Duke suggested that Cosby's most viable avenue of appeal would be to challenge the pre-trial decision by O'Neill to allow five additional Cosby accusers to testify in the most recent trial. That decision was a significant departure from O'Neill's pre-trial ruling in the first case, when he allowed one additional accuser to testify.
"If [Cosby] has decided that his only shot on appeal is to attack the performance of his attorneys, it is rarely successful, but so are virtually all other appeal issues in criminal cases," Duke said. "It seems to me that he's only got one issue, and that is: Should the judge have allowed the additional [accusers] to testify."

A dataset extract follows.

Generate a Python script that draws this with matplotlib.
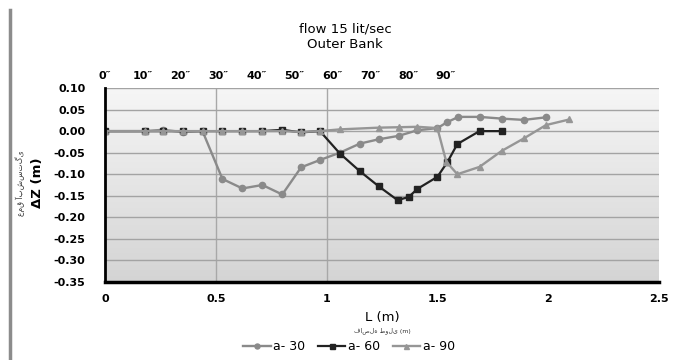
import numpy as np
import matplotlib
matplotlib.use("Agg")
import matplotlib.pyplot as plt
from matplotlib.colors import LinearSegmentedColormap
from matplotlib.lines import Line2D

# distance along the flume (m) and bed change dZ (m) for each abutment angle
L_a30 = [0, 0.18, 0.26, 0.35, 0.44, 0.53, 0.62, 0.71, 0.80, 0.885, 0.97, 1.06,
         1.15, 1.235, 1.325, 1.41, 1.50, 1.545, 1.595, 1.69, 1.79, 1.89, 1.99]
dz_a30 = [0, 0, 0.003, -0.002, 0, -0.111, -0.133, -0.125, -0.147, -0.084, -0.067, -0.05,
          -0.029, -0.019, -0.011, 0.002, 0.007, 0.021, 0.033, 0.033, 0.029, 0.026, 0.032]

L_a60 = [0, 0.18, 0.26, 0.35, 0.44, 0.53, 0.62, 0.71, 0.80, 0.885, 0.97, 1.06,
         1.15, 1.235, 1.32, 1.37, 1.41, 1.50, 1.545, 1.59, 1.69, 1.79]
dz_a60 = [0, 0, 0, 0, 0, 0, 0, 0, 0.003, -0.003, 0, -0.052,
          -0.093, -0.128, -0.16, -0.153, -0.134, -0.106, -0.072, -0.03, 0, 0]

L_a90 = [0, 0.18, 0.26, 0.35, 0.44, 0.53, 0.62, 0.71, 0.80, 0.885, 0.97, 1.06,
         1.235, 1.325, 1.41, 1.50, 1.54, 1.59, 1.69, 1.79, 1.89, 1.99, 2.095]
dz_a90 = [0, 0, 0, 0, 0, 0, 0, 0, 0, -0.002, 0, 0.004,
          0.008, 0.009, 0.01, 0.007, -0.071, -0.1, -0.083, -0.046, -0.017, 0.014, 0.027]

x_ticks = [0, 0.5, 1, 1.5, 2, 2.5]
x_ticklabels = ["0", "0.5", "1", "1.5", "2", "2.5"]
y_ticks = [0.10, 0.05, 0.00, -0.05, -0.10, -0.15, -0.20, -0.25, -0.30, -0.35]
angle_labels = ["0\u2033", "10\u2033", "20\u2033", "30\u2033", "40\u2033",
                "50\u2033", "60\u2033", "70\u2033", "80\u2033", "90\u2033"]
angle_step = 0.171  # spacing of the angle labels along L

fig = plt.figure(figsize=(6.73, 3.6), dpi=100)
ax = fig.add_axes([105 / 673, 1 - 282 / 360, (659 - 105) / 673, (282 - 88) / 360])

# grey gradient plot background
cmap = LinearSegmentedColormap.from_list("bg", ["#f6f6f6", "#d4d4d4"])
ax.imshow(np.linspace(0, 1, 256).reshape(-1, 1), extent=[0, 1, 0, 1],
          transform=ax.transAxes, cmap=cmap, aspect="auto", zorder=0)

ax.plot(L_a30, dz_a30, color="#8a8a8a", lw=1.7, marker="o", ms=4.5, label="a- 30", zorder=3)
ax.plot(L_a60, dz_a60, color="#222222", lw=1.6, marker="s", ms=4.5, label="a- 60", zorder=4)
ax.plot(L_a90, dz_a90, color="#969696", lw=1.7, marker="^", ms=4.5, label="a- 90", zorder=5)

ax.set_xlim(0, 2.5)
ax.set_ylim(-0.35, 0.10)
ax.set_yticks(y_ticks)
ax.set_yticklabels([f"{v:.2f}" for v in y_ticks], fontsize=8, fontweight="bold")
ax.set_xticks(x_ticks)
ax.set_xticklabels(x_ticklabels, fontsize=8, fontweight="bold")
ax.tick_params(axis="both", length=0)
ax.tick_params(axis="x", pad=9)
ax.tick_params(axis="y", pad=14)
ax.yaxis.grid(True, color="#a3a3a3", lw=1, zorder=1)
for xv in [0.5, 1.0]:
    ax.axvline(xv, color="#a8a8a8", lw=1, zorder=1)

for s in ["top", "right"]:
    ax.spines[s].set_visible(False)
ax.spines["left"].set_linewidth(2)
ax.spines["bottom"].set_linewidth(2.5)
ax.spines["left"].set_zorder(6)
ax.spines["bottom"].set_zorder(6)

# angle labels along the top
top = ax.twiny()
top.set_xlim(ax.get_xlim())
top.set_xticks([i * angle_step for i in range(len(angle_labels))])
top.set_xticklabels(angle_labels, fontsize=8, fontweight="bold")
top.tick_params(axis="x", length=0, pad=5)
for s in top.spines.values():
    s.set_visible(False)

fig.text(0.513, 1 - 29 / 360, "flow 15 lit/sec", ha="center", va="center", fontsize=9.5)
fig.text(0.513, 1 - 45 / 360, "Outer Bank", ha="center", va="center", fontsize=9.5)

fig.text(37 / 673, 1 - 183 / 360, "\u0394Z (m)", rotation=90, ha="center", va="center",
         fontsize=9.5, fontweight="bold")
fig.text(20 / 673, 1 - 183 / 360, "عمق آبشستگی", rotation=90, ha="center", va="center",
         fontsize=5.5, color="#333333")

fig.text(382 / 673, 1 - 317 / 360, "L (m)", ha="center", va="center", fontsize=9.5)
fig.text(382 / 673, 1 - 331 / 360, "فاصله طولی (m)", ha="center", va="center",
         fontsize=4.5, color="#333333")

fig.legend(loc="center", bbox_to_anchor=(349 / 673, 1 - 347 / 360), ncol=3, frameon=False,
           fontsize=9, handlelength=2.2, handletextpad=0.2, columnspacing=1.0, markerscale=0.8)

# page border line on the left
fig.add_artist(Line2D([10 / 673, 10 / 673], [0, 1 - 10 / 360], transform=fig.transFigure,
                      color="#8c8c8c", lw=2.5))

fig.savefig("out.png", dpi=100)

'Smartest Guy in the Room'
Philadelphia criminal attorney William J. Brennan blasted the comedian and his legal advisers: "This guy and his team have a history of making insane decisions, bordering on lunacy."
Brennan contended that Cosby's first trial team should have been kept in place.
"How he let Brian McMonagle go is beyond me," Brennan said. "If [the second trial jury] hung, they would have never prosecuted [the case] again."
Brennan, who has followed the criminal case closely since Cosby was first charged in 2015 and is familiar with the first trial's defense team, also criticized Cosby's stunning, profane outburst in court immediately following his convictions in which he directed a colorful expletive at Montgomery County's district attorney, Kevin Steele.
"Can you imagine him calling district attorney Steele an a****** in front of the judge who will be deciding his sentence?" Brennan said. "Who is advising him?"
Brennan also castigated Cosby for repeatedly changing legal horses in midstream.
"If you're smartest guy in the room, then you're probably in the wrong room -- and it's going to catch up with [Cosby] when [he] faces sentencing in September."